-- STATED PROBLEM --
Look below for the line containing "Give me the matplotlib source for this chart."; from there through the line containing "ax.set_yscale('log')", both lines included, please set down each line exactly and nothing else.

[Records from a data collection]
⟨
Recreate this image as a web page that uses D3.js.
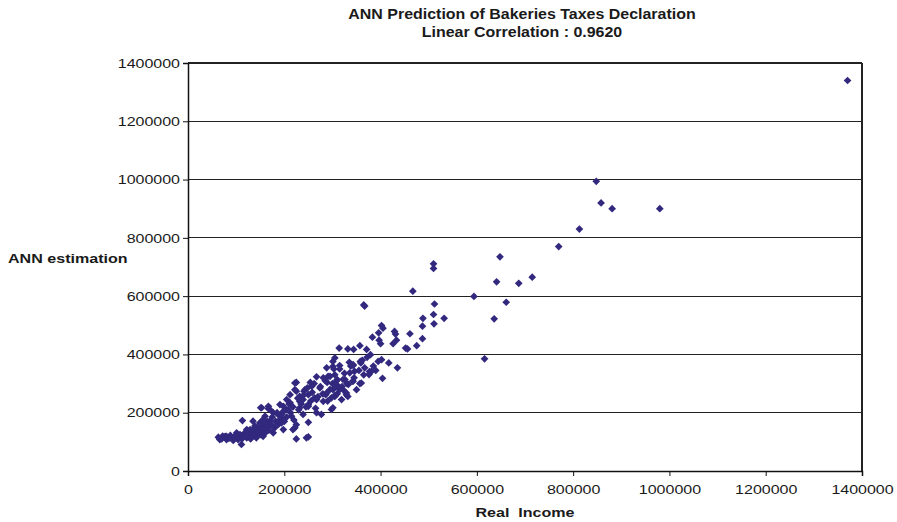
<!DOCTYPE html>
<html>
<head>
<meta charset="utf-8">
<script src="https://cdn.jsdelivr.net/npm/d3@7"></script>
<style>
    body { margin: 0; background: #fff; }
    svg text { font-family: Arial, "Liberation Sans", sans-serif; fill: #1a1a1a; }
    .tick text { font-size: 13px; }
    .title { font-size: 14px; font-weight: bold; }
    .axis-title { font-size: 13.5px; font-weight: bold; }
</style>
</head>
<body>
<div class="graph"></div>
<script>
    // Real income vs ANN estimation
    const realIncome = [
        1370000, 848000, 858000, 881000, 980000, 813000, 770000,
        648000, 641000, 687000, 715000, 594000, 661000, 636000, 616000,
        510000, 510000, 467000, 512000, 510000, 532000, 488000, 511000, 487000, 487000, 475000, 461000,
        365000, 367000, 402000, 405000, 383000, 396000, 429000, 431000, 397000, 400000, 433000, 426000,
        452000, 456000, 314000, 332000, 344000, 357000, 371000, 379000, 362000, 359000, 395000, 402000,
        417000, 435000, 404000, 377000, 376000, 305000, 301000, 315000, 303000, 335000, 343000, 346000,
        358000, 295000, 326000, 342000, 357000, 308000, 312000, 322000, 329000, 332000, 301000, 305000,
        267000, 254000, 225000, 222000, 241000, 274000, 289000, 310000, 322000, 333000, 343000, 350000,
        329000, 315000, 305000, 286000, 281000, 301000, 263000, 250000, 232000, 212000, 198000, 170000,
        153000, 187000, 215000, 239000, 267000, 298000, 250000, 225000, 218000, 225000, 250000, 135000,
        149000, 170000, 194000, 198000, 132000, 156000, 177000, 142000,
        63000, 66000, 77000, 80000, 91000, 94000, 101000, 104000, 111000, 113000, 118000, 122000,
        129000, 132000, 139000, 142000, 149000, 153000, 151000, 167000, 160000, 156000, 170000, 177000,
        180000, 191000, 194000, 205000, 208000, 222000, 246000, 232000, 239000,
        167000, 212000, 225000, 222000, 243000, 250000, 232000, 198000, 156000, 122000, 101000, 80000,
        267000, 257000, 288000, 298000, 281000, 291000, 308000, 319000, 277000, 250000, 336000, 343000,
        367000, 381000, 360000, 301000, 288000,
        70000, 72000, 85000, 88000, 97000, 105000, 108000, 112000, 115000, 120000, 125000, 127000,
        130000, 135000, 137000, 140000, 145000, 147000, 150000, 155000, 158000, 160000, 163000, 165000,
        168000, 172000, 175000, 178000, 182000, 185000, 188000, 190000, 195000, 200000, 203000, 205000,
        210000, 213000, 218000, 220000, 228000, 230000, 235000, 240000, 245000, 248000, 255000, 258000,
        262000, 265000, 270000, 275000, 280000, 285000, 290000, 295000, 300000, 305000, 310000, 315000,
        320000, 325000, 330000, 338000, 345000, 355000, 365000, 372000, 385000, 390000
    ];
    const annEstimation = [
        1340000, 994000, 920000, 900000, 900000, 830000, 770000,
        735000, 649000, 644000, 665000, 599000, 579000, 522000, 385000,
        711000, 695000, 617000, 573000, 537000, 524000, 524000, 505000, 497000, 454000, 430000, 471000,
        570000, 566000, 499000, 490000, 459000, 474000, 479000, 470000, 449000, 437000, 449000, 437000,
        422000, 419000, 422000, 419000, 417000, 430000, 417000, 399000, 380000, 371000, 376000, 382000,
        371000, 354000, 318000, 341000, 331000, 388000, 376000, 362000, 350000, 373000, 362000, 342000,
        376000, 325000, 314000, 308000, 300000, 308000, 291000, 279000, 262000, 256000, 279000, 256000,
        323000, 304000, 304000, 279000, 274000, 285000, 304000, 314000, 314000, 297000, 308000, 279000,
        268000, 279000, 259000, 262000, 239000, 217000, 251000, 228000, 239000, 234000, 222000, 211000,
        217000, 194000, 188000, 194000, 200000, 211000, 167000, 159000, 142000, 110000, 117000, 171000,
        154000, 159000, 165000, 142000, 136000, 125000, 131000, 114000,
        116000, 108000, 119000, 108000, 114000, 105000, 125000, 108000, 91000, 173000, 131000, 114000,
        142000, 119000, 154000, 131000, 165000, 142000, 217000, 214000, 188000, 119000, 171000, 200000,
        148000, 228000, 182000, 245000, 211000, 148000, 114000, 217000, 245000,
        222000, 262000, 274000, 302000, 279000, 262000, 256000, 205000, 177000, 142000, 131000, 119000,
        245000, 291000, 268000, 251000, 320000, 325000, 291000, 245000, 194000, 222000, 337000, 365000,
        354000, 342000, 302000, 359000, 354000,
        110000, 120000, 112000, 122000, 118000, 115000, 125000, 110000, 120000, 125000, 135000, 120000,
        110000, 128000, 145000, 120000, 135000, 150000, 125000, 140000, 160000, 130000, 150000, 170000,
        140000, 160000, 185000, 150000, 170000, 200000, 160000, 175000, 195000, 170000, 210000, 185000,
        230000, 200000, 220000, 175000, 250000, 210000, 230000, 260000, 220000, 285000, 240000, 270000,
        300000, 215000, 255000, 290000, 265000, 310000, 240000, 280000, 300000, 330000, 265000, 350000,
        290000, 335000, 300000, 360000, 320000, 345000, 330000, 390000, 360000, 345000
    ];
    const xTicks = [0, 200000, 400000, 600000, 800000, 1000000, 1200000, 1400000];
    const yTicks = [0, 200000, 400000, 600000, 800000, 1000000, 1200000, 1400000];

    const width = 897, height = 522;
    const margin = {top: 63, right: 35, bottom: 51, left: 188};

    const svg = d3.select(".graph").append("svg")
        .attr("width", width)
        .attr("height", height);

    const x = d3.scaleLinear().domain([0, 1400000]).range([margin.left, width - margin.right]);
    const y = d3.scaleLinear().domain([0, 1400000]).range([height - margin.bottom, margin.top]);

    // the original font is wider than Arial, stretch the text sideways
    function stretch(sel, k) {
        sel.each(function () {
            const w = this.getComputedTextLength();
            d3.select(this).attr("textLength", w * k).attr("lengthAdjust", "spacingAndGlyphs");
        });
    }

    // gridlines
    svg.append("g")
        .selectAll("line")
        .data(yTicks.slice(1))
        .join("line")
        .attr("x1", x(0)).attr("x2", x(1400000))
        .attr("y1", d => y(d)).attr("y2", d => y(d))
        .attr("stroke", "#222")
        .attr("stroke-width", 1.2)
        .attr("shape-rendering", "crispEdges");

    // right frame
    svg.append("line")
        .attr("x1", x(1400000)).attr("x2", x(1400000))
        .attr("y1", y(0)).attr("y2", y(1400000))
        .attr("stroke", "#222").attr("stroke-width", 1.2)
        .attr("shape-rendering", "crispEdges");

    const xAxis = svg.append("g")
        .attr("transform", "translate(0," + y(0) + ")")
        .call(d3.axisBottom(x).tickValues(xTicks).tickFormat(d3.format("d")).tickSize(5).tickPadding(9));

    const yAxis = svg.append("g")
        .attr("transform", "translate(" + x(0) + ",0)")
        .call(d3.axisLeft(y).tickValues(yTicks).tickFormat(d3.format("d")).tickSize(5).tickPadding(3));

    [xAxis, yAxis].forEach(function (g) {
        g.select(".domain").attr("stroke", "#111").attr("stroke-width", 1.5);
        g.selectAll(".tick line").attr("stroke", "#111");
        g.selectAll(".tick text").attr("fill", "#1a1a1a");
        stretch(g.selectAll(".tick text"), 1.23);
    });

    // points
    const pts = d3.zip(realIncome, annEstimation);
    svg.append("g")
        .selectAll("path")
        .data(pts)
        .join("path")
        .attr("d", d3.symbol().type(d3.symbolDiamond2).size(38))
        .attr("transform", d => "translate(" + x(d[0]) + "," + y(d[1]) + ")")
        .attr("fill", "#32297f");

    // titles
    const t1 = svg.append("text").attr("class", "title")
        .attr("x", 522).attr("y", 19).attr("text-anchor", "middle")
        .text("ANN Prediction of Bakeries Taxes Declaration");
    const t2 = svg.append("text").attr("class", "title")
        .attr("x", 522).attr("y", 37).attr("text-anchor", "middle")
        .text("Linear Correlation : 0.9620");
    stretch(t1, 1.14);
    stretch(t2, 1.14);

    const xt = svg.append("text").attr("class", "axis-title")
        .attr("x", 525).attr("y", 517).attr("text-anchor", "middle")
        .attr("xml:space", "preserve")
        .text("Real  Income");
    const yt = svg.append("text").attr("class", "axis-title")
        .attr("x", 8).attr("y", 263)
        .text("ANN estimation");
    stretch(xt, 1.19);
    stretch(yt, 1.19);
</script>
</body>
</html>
⟩
⟨
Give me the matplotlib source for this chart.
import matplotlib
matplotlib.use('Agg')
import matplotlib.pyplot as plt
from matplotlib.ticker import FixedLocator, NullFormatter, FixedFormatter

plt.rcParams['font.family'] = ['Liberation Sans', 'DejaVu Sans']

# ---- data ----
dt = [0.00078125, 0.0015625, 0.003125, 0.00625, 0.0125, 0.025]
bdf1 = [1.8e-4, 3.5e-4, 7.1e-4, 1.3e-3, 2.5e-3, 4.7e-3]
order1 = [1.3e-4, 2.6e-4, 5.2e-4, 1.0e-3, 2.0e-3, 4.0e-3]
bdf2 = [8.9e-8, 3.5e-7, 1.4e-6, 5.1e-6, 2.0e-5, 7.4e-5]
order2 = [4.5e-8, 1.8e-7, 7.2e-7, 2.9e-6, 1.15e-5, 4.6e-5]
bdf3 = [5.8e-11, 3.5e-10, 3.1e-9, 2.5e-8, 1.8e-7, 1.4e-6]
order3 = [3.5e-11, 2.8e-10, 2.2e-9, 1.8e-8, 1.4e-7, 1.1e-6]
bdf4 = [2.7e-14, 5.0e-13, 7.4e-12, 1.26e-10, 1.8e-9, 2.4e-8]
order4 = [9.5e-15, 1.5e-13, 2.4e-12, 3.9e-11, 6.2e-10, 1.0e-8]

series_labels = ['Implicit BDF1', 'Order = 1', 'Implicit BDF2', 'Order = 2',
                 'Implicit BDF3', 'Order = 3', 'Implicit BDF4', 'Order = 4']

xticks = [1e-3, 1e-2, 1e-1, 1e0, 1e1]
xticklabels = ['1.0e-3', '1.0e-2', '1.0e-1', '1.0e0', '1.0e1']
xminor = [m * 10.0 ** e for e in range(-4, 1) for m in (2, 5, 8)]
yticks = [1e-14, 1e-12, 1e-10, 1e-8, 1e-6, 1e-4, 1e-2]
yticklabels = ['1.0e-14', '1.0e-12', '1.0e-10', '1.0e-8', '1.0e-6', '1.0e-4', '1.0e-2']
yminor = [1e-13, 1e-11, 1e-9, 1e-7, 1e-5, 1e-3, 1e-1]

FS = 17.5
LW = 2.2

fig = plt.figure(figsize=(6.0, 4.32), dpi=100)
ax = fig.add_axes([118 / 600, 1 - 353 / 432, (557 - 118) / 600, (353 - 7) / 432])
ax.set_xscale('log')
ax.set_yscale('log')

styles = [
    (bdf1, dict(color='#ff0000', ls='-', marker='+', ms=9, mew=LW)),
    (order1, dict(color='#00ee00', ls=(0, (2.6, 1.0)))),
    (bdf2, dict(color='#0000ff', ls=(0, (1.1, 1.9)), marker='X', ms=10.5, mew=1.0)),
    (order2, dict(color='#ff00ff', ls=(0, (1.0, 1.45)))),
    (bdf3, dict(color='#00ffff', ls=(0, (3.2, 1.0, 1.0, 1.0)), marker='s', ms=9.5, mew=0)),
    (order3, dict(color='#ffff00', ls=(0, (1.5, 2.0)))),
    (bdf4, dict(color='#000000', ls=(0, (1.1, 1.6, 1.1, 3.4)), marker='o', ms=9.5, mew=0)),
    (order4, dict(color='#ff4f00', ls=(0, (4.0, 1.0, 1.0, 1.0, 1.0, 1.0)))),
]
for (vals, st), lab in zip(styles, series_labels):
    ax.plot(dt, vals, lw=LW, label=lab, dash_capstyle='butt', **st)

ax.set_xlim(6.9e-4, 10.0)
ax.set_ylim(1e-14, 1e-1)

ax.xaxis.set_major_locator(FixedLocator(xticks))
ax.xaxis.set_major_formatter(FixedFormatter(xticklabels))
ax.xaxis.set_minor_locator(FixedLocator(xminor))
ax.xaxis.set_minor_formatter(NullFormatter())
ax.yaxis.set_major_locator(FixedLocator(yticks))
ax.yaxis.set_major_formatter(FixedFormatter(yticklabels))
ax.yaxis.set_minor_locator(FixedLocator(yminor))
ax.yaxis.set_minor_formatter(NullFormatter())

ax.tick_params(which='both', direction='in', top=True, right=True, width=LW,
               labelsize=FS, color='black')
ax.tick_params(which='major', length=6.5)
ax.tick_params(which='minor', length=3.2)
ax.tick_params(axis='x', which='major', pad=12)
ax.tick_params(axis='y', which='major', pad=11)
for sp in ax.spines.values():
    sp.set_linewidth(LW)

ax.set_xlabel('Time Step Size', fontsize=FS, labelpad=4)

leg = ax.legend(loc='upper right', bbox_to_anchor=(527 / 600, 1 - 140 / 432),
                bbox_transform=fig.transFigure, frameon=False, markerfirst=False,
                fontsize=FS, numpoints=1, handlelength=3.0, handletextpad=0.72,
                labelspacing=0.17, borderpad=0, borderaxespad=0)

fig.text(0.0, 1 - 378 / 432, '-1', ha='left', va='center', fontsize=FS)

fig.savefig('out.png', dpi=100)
⟩
⟨
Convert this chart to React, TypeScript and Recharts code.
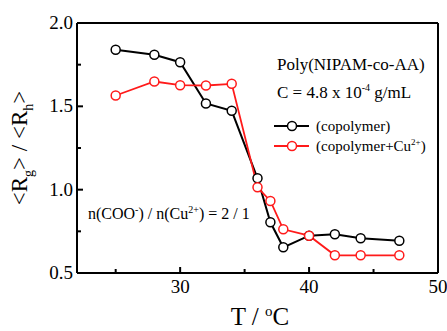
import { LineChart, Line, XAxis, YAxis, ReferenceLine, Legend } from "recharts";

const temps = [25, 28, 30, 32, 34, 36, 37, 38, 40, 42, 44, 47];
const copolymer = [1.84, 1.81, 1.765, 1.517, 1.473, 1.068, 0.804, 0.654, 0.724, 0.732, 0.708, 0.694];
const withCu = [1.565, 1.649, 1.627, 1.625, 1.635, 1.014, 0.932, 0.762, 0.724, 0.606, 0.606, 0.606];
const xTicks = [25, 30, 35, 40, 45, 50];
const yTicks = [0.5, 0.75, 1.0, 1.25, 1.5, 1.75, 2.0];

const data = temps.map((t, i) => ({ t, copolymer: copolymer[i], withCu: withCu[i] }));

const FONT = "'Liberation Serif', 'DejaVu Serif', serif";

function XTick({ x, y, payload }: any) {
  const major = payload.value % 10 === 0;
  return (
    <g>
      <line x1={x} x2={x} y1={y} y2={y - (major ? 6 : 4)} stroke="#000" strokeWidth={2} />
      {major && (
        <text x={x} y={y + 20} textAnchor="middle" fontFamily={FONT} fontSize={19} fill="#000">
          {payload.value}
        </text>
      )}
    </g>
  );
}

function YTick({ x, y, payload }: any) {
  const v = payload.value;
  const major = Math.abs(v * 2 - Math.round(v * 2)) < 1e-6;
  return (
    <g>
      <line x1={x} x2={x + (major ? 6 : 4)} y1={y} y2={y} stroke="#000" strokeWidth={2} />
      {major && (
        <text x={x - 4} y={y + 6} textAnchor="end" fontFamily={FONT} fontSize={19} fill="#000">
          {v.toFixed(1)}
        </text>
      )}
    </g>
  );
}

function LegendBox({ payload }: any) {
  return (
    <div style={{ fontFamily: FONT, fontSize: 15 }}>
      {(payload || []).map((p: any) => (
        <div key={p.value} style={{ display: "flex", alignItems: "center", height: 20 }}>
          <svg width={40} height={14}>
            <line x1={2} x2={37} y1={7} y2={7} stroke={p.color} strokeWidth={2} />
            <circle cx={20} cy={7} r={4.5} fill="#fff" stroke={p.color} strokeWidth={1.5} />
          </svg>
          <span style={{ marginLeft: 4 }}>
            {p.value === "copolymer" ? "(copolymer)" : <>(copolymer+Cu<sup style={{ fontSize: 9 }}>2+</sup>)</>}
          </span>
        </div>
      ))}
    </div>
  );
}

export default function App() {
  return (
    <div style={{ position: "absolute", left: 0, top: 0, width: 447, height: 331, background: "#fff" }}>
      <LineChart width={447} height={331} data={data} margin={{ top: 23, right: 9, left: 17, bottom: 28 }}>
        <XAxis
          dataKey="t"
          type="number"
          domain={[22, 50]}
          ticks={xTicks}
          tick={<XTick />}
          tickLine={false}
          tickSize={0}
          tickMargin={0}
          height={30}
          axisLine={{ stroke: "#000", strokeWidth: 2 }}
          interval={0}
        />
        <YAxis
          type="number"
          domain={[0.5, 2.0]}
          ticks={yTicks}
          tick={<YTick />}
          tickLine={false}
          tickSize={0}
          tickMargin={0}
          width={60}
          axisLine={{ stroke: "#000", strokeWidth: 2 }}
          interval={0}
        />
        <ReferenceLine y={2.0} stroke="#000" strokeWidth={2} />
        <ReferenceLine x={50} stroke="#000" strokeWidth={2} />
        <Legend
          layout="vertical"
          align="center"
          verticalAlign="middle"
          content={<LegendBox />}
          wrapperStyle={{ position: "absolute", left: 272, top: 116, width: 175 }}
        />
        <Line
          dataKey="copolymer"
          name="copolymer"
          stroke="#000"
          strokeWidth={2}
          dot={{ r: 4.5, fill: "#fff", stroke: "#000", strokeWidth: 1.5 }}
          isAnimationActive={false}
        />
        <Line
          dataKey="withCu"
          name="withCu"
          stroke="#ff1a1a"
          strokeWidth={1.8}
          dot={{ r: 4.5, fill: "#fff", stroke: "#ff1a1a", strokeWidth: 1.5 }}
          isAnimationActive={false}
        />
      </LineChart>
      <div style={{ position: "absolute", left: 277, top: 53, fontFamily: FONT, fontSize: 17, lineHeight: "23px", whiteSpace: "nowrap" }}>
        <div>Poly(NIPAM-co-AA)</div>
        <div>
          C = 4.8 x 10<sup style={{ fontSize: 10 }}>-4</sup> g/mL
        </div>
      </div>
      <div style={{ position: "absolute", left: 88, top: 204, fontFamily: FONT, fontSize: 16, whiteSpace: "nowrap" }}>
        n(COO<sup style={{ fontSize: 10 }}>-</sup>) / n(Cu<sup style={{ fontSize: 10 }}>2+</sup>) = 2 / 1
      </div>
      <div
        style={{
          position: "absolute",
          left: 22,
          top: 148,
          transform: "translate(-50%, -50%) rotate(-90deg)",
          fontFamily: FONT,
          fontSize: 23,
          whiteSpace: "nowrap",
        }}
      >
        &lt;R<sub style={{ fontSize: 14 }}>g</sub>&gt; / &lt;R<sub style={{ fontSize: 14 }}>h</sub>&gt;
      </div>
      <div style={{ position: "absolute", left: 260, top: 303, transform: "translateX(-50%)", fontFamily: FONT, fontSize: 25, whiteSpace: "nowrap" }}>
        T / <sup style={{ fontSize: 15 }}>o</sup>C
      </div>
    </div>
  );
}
⟩
-- RESULT --
Give me the matplotlib source for this chart.
import matplotlib
matplotlib.use('Agg')
import matplotlib.pyplot as plt
from matplotlib.ticker import FixedLocator, NullFormatter, FixedFormatter

plt.rcParams['font.family'] = ['Liberation Sans', 'DejaVu Sans']

# ---- data ----
dt = [0.00078125, 0.0015625, 0.003125, 0.00625, 0.0125, 0.025]
bdf1 = [1.8e-4, 3.5e-4, 7.1e-4, 1.3e-3, 2.5e-3, 4.7e-3]
order1 = [1.3e-4, 2.6e-4, 5.2e-4, 1.0e-3, 2.0e-3, 4.0e-3]
bdf2 = [8.9e-8, 3.5e-7, 1.4e-6, 5.1e-6, 2.0e-5, 7.4e-5]
order2 = [4.5e-8, 1.8e-7, 7.2e-7, 2.9e-6, 1.15e-5, 4.6e-5]
bdf3 = [5.8e-11, 3.5e-10, 3.1e-9, 2.5e-8, 1.8e-7, 1.4e-6]
order3 = [3.5e-11, 2.8e-10, 2.2e-9, 1.8e-8, 1.4e-7, 1.1e-6]
bdf4 = [2.7e-14, 5.0e-13, 7.4e-12, 1.26e-10, 1.8e-9, 2.4e-8]
order4 = [9.5e-15, 1.5e-13, 2.4e-12, 3.9e-11, 6.2e-10, 1.0e-8]

series_labels = ['Implicit BDF1', 'Order = 1', 'Implicit BDF2', 'Order = 2',
                 'Implicit BDF3', 'Order = 3', 'Implicit BDF4', 'Order = 4']

xticks = [1e-3, 1e-2, 1e-1, 1e0, 1e1]
xticklabels = ['1.0e-3', '1.0e-2', '1.0e-1', '1.0e0', '1.0e1']
xminor = [m * 10.0 ** e for e in range(-4, 1) for m in (2, 5, 8)]
yticks = [1e-14, 1e-12, 1e-10, 1e-8, 1e-6, 1e-4, 1e-2]
yticklabels = ['1.0e-14', '1.0e-12', '1.0e-10', '1.0e-8', '1.0e-6', '1.0e-4', '1.0e-2']
yminor = [1e-13, 1e-11, 1e-9, 1e-7, 1e-5, 1e-3, 1e-1]

FS = 17.5
LW = 2.2

fig = plt.figure(figsize=(6.0, 4.32), dpi=100)
ax = fig.add_axes([118 / 600, 1 - 353 / 432, (557 - 118) / 600, (353 - 7) / 432])
ax.set_xscale('log')
ax.set_yscale('log')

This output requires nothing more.